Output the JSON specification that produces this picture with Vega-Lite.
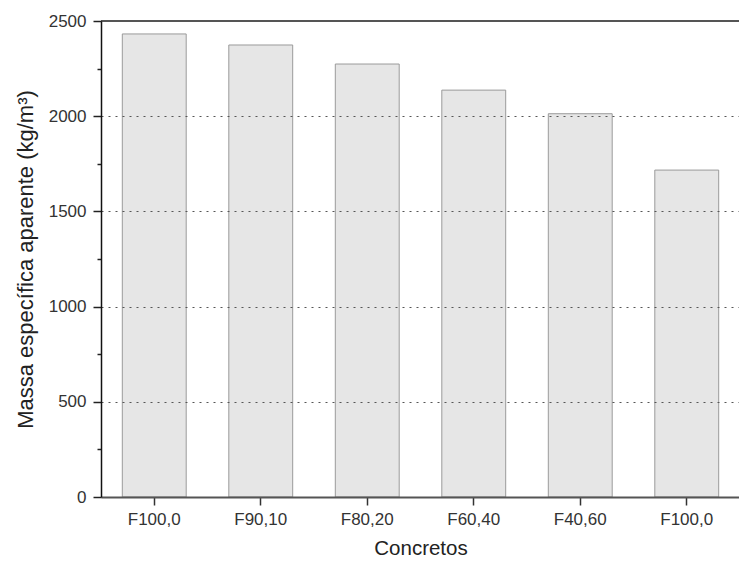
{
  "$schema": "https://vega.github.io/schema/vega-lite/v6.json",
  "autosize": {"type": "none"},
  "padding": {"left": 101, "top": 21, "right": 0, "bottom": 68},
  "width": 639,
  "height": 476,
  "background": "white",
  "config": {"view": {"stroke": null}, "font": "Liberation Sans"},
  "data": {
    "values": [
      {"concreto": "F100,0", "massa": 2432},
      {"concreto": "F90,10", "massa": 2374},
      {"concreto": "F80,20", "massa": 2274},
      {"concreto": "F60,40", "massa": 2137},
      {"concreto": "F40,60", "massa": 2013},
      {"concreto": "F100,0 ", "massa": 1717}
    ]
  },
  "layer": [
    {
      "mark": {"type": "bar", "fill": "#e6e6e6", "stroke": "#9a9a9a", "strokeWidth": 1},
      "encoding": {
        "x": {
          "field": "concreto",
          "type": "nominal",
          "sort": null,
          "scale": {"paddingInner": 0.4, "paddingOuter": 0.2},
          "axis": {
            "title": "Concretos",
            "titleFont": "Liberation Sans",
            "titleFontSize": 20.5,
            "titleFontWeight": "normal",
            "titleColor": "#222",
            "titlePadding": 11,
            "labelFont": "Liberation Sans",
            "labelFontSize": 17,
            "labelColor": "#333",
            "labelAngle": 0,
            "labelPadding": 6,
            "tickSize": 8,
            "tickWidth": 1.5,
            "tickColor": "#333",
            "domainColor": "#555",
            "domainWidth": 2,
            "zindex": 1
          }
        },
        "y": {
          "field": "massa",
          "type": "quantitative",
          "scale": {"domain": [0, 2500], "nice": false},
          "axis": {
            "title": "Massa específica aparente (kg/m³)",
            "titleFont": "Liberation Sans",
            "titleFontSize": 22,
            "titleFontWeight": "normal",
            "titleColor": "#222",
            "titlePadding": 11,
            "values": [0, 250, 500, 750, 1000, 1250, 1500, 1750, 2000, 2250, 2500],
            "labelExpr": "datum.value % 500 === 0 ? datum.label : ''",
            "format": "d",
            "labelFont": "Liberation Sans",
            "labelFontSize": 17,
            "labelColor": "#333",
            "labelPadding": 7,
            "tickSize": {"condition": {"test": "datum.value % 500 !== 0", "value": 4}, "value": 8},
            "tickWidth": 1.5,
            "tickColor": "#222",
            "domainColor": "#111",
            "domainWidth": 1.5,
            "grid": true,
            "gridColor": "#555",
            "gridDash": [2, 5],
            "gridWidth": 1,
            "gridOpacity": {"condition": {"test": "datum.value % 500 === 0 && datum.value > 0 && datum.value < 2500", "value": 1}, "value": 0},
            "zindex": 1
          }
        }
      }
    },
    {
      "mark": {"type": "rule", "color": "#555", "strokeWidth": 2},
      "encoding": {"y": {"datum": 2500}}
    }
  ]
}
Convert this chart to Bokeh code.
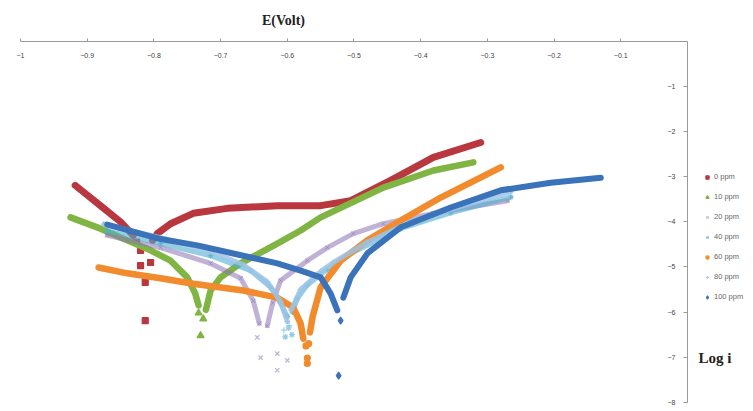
● ● ● ● ●
» Goal of the exercise
The records above should be reproduced exactly, with no pictures included.

» Final answer
Output the JSON specification that produces this picture with Vega-Lite.
{
  "$schema": "https://vega.github.io/schema/vega-lite/v6.json",
  "autosize": {"type": "none"},
  "padding": {"left": 101, "top": 21, "right": 0, "bottom": 68},
  "width": 639,
  "height": 476,
  "background": "white",
  "config": {"view": {"stroke": null}, "font": "Liberation Sans"},
  "data": {
    "values": [
      {"concreto": "F100,0", "massa": 2432},
      {"concreto": "F90,10", "massa": 2374},
      {"concreto": "F80,20", "massa": 2274},
      {"concreto": "F60,40", "massa": 2137},
      {"concreto": "F40,60", "massa": 2013},
      {"concreto": "F100,0 ", "massa": 1717}
    ]
  },
  "layer": [
    {
      "mark": {"type": "bar", "fill": "#e6e6e6", "stroke": "#9a9a9a", "strokeWidth": 1},
      "encoding": {
        "x": {
          "field": "concreto",
          "type": "nominal",
          "sort": null,
          "scale": {"paddingInner": 0.4, "paddingOuter": 0.2},
          "axis": {
            "title": "Concretos",
            "titleFont": "Liberation Sans",
            "titleFontSize": 20.5,
            "titleFontWeight": "normal",
            "titleColor": "#222",
            "titlePadding": 11,
            "labelFont": "Liberation Sans",
            "labelFontSize": 17,
            "labelColor": "#333",
            "labelAngle": 0,
            "labelPadding": 6,
            "tickSize": 8,
            "tickWidth": 1.5,
            "tickColor": "#333",
            "domainColor": "#555",
            "domainWidth": 2,
            "zindex": 1
          }
        },
        "y": {
          "field": "massa",
          "type": "quantitative",
          "scale": {"domain": [0, 2500], "nice": false},
          "axis": {
            "title": "Massa específica aparente (kg/m³)",
            "titleFont": "Liberation Sans",
            "titleFontSize": 22,
            "titleFontWeight": "normal",
            "titleColor": "#222",
            "titlePadding": 11,
            "values": [0, 250, 500, 750, 1000, 1250, 1500, 1750, 2000, 2250, 2500],
            "labelExpr": "datum.value % 500 === 0 ? datum.label : ''",
            "format": "d",
            "labelFont": "Liberation Sans",
            "labelFontSize": 17,
            "labelColor": "#333",
            "labelPadding": 7,
            "tickSize": {"condition": {"test": "datum.value % 500 !== 0", "value": 4}, "value": 8},
            "tickWidth": 1.5,
            "tickColor": "#222",
            "domainColor": "#111",
            "domainWidth": 1.5,
            "grid": true,
            "gridColor": "#555",
            "gridDash": [2, 5],
            "gridWidth": 1,
            "gridOpacity": {"condition": {"test": "datum.value % 500 === 0 && datum.value > 0 && datum.value < 2500", "value": 1}, "value": 0},
            "zindex": 1
          }
        }
      }
    },
    {
      "mark": {"type": "rule", "color": "#555", "strokeWidth": 2},
      "encoding": {"y": {"datum": 2500}}
    }
  ]
}
Convert this chart to Bokeh code.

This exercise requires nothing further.